MtCPA octamer. Surface of each protein subunit (capital letters, A–H) is colored differently. Dimensions are given in Å.

FIGURE 4

Detailed view on an isolated MtCPA dimer with annotation of the secondary structure. Numbering of helices is consecutive, regardless of their type, and η indicate 3₁₀ helices. The reaction intermediate, DHMP and the active Cys158 are pictured to visualize the enzymatic reaction venue. Protein chains C (light blue) and D (salmon) are shown.

FIGURE 5

Ligand binding by MtCPA (A,B) and MtCPA C158S mutant (C,D). In each panel protein subunits C (blue C atoms) and D (salmon) are shown whereas the ligands: DHMP in (A); CAD (B); PUT (C) and GOL (D) are in gray. Green meshes visualize omit electron density maps contoured at 5 σ level around ligands. Dashed black lines indicate hydrogen bonds. Semitransparent residues in (B–D) do not interact with ligands, and are depicted for comparison only.

FIGURE 6

The active site of MtCPA. (A) View along the entrance to the cavity which contains the active site, and the reaction intermediate, DHMP inside.
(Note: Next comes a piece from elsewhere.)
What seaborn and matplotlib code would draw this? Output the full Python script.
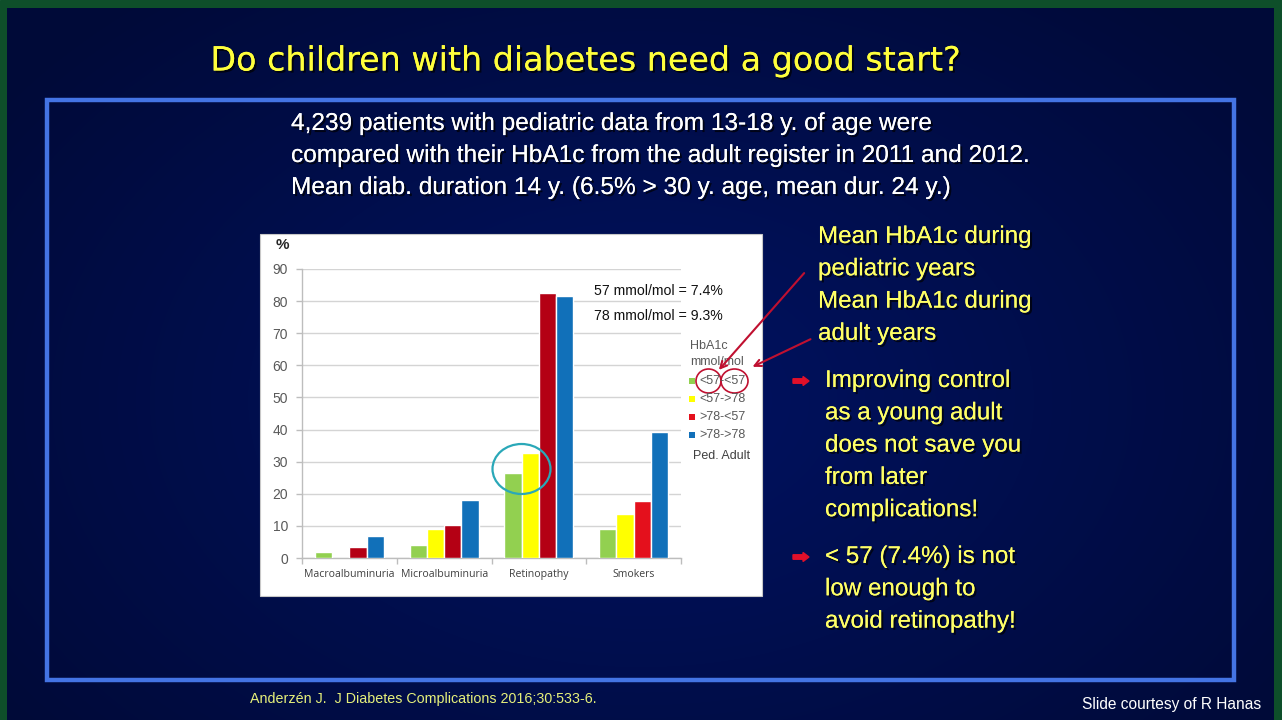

Protein subunits B (yellow), C (light blue) and D (salmon) are shown. (B) Detailed mode of interaction of MtCPA with DHMP. Dashed lines indicate hydrogen-bonded atoms. Hydrogen bonds mediated by more than one water molecule are omitted for clarity. Cα atoms of interacting residues are shown as balls. The protein surface (semitransparent, C and D) is clipped to show the maximum vista over the binding cavity.

FIGURE 7

A scheme of enzymatic hydrolysis of NCP to PUT. Enz-S-DHMP indicates the covalent complex with N-(dihydroxymethyl)putrescine, observed in the MtCPA/DHMP structure.

FIGURE 8

Substrate specificity of MtCPA. The ligands (semitransparent) inside the cavity originate from MtCPA/DHMP complex (green); MtCPA/CAD (yellow); MtCPA-C158S/PUT (magenta). GOL molecule (black wires) is superposed from MtCPA-C158S unliganded structure. Interacting amino acid residues and hydrogen-bonding network (dashed black lines) are shown for MtCPA/DHMP complex only, but their locations are preserved in MtCPA/CAD and MtCPA-C158S/PUT complexes as well. Asterisks (^∗) indicate amino acid residues that belong to dimer-mate subunit. Interactions mediated by more than two water molecules (red balls) are omitted for clarity.

FIGURE 9

The proposed alternative substrate-binding site. The substrate (ball-and-sticks, green C atoms) was docked at the location where a GOL molecule (magenta) is present universally in all presented crystal structures. Note that the carbamoyl moiety of the substrate partially overlaps with the GOL position. The reaction intermediate, DHMP (ball-and-sticks, gray), bound in the catalytic center is shown to visualize the structural proximity of the two sites. Dashed black lines indicate possible hydrogen bonds with Asp194, His198 and Glu248. The surfaces of the two dimer-forming protein subunits are color-coded red and blue.